Iron cycling in a littoral freshwater beach: Implications for floc trace metal dynamics

This field-based study demonstrates that highly dynamic trace metal (Ag, Co, Cu and Pb) behavior in suspended floc and the sediment surface fine-grained lamina (SFGL) is linked specifically to Fe mineral cycling between these two compartments driven by rapidly fluctuating energy regimes in a shallow, littoral beach of Lake Ontario. Results reveal distinct, Fe mineral controls on trace metal sequestration patterns under quiescent conditions. Higher metal sequestration occurred in floc associated with amorphous Fe oxyhydroxides (FeOOH), while less reactive crystalline Fe oxides (FeOx) dominated bed metal sequestration.

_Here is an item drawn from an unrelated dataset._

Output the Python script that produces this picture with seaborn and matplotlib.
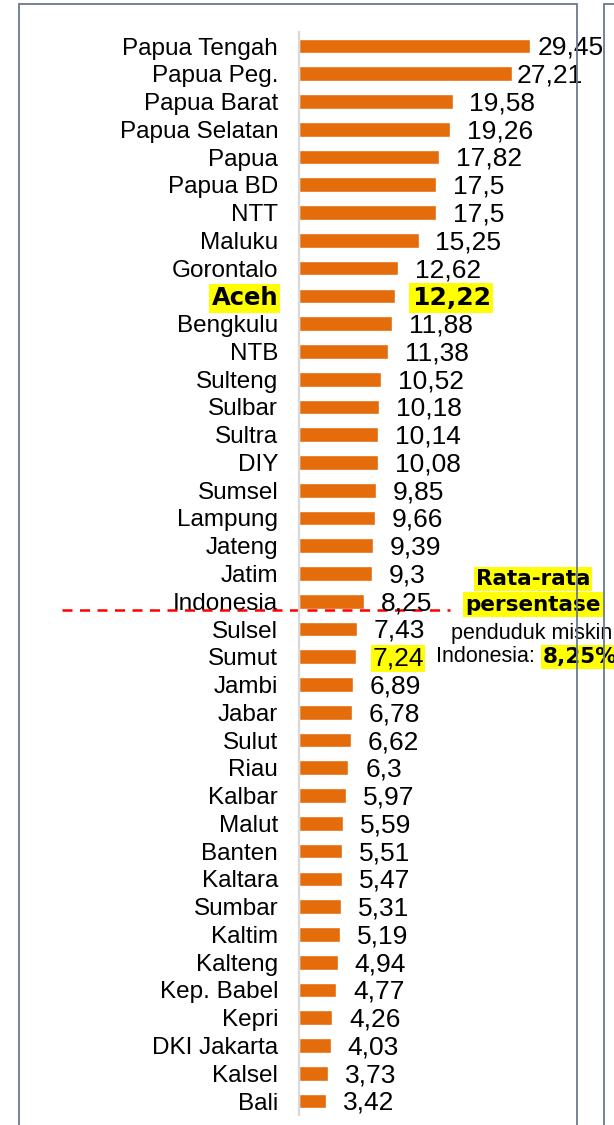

Spatial shifts in energy regime governing floc settling and sediment erosion controlled the mixing of FeOOH and FeOx, resulting in discernible, hydrodynamic-dependent floc and SFGL trace metal associations. Low turbulence offshore limited compartment mixing, resulting in enrichment of FeOOH and metals in floc and SFGL over bulk bed sediments. In contrast, higher turbulence nearshore increased bed erosion resulting in less distinct floc and SFGL-FeOOH/metal abundances and partitioning. Diurnal shifts in energy regime impacting floc and SFGL geochemistry were observed nearshore. Accumulation of FeOOH and trace metals occurred in the SFGL under calm morning conditions, while diurnal wind-induced waves rapidly re-cycled the SFGL back into the overlying water-column. Post mixing, re-suspended FeOOH and smaller floc particulates entrained within a higher photosynthetically-induced pH water-column increased overall floc trace metal uptake. Taken together, these findings demonstrate highly dynamic linkages between energy regime and physico-chemistry impacted Fe mineral cycling resulting in observable compartment-specific trace metal partitioning patterns for littoral floc and surficial sediments in beach environments.